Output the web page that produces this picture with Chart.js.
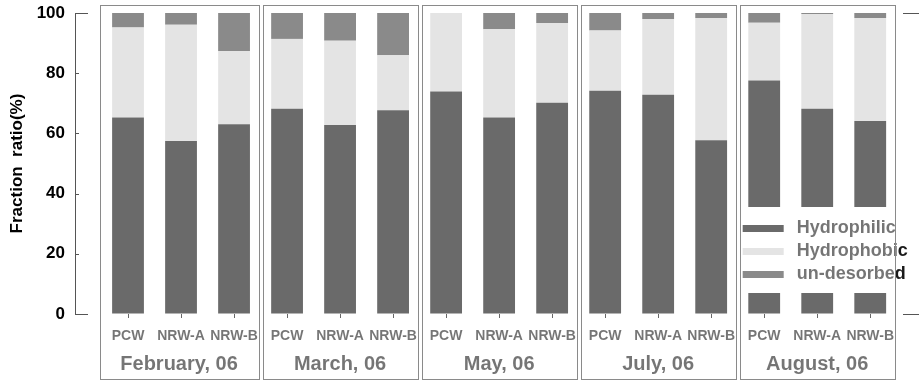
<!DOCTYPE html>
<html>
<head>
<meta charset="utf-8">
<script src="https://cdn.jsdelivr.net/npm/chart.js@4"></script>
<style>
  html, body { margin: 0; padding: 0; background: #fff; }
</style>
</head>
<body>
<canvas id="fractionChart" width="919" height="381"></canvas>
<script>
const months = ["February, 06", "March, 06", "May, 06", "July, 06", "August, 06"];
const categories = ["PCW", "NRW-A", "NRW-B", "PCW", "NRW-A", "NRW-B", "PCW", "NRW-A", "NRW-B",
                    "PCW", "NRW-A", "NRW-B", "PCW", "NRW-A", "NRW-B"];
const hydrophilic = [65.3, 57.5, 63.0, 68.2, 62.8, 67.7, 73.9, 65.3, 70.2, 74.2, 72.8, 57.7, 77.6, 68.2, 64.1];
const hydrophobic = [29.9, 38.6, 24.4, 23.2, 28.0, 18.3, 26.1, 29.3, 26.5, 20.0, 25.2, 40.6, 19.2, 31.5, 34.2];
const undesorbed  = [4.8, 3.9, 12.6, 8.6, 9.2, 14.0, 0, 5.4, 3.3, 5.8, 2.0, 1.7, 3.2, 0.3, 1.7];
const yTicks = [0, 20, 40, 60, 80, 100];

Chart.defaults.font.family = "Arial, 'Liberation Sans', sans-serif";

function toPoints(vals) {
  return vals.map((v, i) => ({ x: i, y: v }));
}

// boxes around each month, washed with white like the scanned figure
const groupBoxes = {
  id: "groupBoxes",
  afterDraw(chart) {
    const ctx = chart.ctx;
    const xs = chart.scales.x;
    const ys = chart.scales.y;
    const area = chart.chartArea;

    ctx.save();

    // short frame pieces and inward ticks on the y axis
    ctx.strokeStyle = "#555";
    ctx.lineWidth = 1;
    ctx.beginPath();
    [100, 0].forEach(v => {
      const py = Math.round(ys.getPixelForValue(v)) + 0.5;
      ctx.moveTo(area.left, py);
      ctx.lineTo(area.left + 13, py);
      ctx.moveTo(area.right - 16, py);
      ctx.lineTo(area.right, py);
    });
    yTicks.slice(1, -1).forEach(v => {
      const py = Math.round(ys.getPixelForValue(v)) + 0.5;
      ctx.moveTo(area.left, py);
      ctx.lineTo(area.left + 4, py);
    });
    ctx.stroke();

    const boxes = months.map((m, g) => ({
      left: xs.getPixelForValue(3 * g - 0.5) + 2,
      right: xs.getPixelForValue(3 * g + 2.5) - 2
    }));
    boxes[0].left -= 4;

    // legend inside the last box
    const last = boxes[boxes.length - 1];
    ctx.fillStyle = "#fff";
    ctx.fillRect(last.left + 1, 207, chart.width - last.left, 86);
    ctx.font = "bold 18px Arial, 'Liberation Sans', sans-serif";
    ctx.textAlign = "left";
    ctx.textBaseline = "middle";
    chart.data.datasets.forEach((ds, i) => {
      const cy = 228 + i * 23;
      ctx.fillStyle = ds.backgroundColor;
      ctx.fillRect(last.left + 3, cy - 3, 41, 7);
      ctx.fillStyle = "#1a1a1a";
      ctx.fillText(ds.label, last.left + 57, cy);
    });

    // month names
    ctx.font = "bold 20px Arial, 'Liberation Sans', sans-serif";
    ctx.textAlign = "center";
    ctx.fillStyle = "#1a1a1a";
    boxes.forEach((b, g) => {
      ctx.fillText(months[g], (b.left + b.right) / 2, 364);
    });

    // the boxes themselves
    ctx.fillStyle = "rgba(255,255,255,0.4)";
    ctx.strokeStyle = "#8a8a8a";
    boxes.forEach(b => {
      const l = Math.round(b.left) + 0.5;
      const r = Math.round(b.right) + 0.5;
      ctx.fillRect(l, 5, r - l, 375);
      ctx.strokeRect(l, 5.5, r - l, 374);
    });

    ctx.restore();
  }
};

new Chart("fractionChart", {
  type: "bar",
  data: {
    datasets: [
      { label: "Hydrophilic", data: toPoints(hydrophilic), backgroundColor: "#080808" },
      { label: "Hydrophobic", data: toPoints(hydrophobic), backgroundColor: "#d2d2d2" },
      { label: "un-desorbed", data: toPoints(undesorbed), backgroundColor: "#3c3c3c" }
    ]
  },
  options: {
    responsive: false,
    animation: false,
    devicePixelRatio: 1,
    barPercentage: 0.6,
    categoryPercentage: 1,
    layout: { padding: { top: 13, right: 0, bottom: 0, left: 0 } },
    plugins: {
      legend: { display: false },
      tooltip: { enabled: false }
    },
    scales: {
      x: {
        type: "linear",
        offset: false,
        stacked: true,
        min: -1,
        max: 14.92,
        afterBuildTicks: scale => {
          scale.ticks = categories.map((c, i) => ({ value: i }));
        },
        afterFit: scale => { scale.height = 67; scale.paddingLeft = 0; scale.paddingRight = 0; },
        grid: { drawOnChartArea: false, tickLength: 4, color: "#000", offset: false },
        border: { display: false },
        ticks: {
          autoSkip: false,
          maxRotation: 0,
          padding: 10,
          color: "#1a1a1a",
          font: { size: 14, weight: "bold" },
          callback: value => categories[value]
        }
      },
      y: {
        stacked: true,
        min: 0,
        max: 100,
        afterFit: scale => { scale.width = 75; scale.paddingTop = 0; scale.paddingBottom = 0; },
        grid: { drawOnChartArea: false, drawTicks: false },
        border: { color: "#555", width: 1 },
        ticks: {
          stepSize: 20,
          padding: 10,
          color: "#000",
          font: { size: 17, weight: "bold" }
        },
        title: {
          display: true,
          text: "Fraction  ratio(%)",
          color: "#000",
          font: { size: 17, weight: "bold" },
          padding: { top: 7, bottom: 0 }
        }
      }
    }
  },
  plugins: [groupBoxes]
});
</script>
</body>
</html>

+-------+

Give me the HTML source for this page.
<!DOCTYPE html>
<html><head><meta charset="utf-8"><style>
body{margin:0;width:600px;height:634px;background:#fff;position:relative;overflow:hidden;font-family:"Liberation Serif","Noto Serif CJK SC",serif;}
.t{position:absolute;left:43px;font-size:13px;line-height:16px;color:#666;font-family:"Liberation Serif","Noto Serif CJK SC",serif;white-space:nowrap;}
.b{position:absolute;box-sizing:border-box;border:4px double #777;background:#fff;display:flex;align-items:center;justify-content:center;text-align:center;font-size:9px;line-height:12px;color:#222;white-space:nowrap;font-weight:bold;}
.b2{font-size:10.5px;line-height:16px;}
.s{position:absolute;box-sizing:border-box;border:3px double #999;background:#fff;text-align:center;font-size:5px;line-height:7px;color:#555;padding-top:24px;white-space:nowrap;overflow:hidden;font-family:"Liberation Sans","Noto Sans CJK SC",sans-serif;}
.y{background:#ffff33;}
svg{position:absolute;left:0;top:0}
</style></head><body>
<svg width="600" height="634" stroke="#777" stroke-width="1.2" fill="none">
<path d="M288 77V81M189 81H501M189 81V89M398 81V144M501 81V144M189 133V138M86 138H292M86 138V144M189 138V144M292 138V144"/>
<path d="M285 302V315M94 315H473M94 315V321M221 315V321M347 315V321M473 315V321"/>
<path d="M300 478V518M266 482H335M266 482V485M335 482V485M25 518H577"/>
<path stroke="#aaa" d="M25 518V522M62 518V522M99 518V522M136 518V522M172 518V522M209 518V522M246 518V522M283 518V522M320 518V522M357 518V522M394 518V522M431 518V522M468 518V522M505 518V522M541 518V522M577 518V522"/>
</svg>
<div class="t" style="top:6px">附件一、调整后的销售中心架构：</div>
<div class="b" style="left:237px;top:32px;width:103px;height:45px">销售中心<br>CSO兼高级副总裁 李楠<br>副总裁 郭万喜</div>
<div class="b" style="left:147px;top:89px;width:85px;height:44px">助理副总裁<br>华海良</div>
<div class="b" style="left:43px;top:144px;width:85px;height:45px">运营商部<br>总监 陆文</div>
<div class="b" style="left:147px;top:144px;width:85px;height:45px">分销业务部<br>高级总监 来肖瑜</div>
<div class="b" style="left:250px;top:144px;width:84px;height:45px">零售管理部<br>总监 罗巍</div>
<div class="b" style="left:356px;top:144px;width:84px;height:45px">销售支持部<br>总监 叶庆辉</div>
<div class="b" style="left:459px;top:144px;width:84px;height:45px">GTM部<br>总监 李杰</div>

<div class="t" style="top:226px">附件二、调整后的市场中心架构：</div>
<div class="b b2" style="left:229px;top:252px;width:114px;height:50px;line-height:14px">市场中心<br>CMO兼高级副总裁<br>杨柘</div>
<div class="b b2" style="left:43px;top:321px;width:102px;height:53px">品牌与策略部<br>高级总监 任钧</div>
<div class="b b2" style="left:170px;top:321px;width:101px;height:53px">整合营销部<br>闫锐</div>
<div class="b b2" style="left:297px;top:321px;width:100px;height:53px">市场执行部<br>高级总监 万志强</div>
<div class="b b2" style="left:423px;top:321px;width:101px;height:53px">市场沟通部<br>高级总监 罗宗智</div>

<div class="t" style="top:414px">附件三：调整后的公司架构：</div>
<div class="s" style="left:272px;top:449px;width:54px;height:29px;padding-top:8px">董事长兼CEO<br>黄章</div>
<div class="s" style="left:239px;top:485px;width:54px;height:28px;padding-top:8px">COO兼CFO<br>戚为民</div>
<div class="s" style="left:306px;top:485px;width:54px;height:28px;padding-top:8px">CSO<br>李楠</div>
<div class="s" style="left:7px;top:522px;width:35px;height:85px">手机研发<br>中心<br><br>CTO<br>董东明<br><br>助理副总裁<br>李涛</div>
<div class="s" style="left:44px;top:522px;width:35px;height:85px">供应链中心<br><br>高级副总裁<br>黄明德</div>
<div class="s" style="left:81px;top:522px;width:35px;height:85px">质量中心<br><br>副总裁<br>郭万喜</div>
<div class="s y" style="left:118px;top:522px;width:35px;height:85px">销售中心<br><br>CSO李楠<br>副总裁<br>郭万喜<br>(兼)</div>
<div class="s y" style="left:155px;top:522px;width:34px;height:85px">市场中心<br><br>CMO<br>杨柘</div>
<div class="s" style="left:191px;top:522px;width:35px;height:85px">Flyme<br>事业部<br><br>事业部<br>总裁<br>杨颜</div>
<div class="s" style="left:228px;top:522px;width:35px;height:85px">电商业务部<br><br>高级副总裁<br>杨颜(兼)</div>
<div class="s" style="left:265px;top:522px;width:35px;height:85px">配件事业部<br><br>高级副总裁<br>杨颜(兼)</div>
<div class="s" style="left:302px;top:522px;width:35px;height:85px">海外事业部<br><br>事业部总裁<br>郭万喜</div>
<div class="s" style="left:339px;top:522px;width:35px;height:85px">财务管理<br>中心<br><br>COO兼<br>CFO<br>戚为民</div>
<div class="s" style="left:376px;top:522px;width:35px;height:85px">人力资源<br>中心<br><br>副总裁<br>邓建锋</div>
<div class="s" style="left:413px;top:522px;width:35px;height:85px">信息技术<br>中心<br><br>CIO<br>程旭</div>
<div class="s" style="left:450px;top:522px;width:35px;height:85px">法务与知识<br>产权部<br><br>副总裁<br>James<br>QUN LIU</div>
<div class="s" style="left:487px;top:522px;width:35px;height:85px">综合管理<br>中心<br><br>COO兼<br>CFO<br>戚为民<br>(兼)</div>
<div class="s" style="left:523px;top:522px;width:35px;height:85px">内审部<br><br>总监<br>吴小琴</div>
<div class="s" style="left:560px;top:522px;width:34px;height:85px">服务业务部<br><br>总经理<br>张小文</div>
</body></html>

+-------+

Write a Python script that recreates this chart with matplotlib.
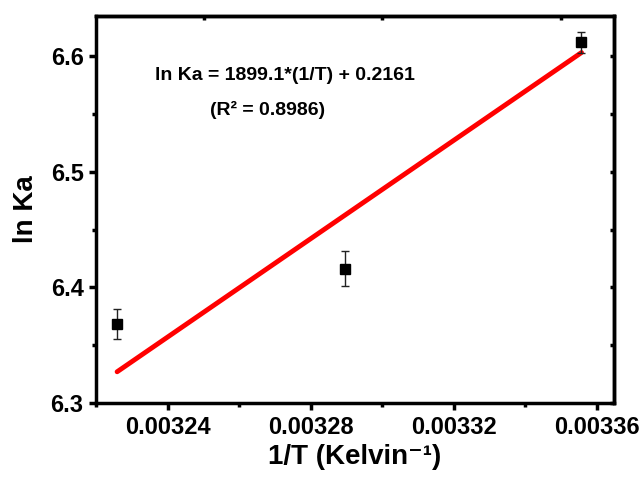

+-------+

WHAT THE TASK REQUIRES – Of the lines in the entries above, how many include "with"? Only the number should be given.

TASK SOLUTION – 3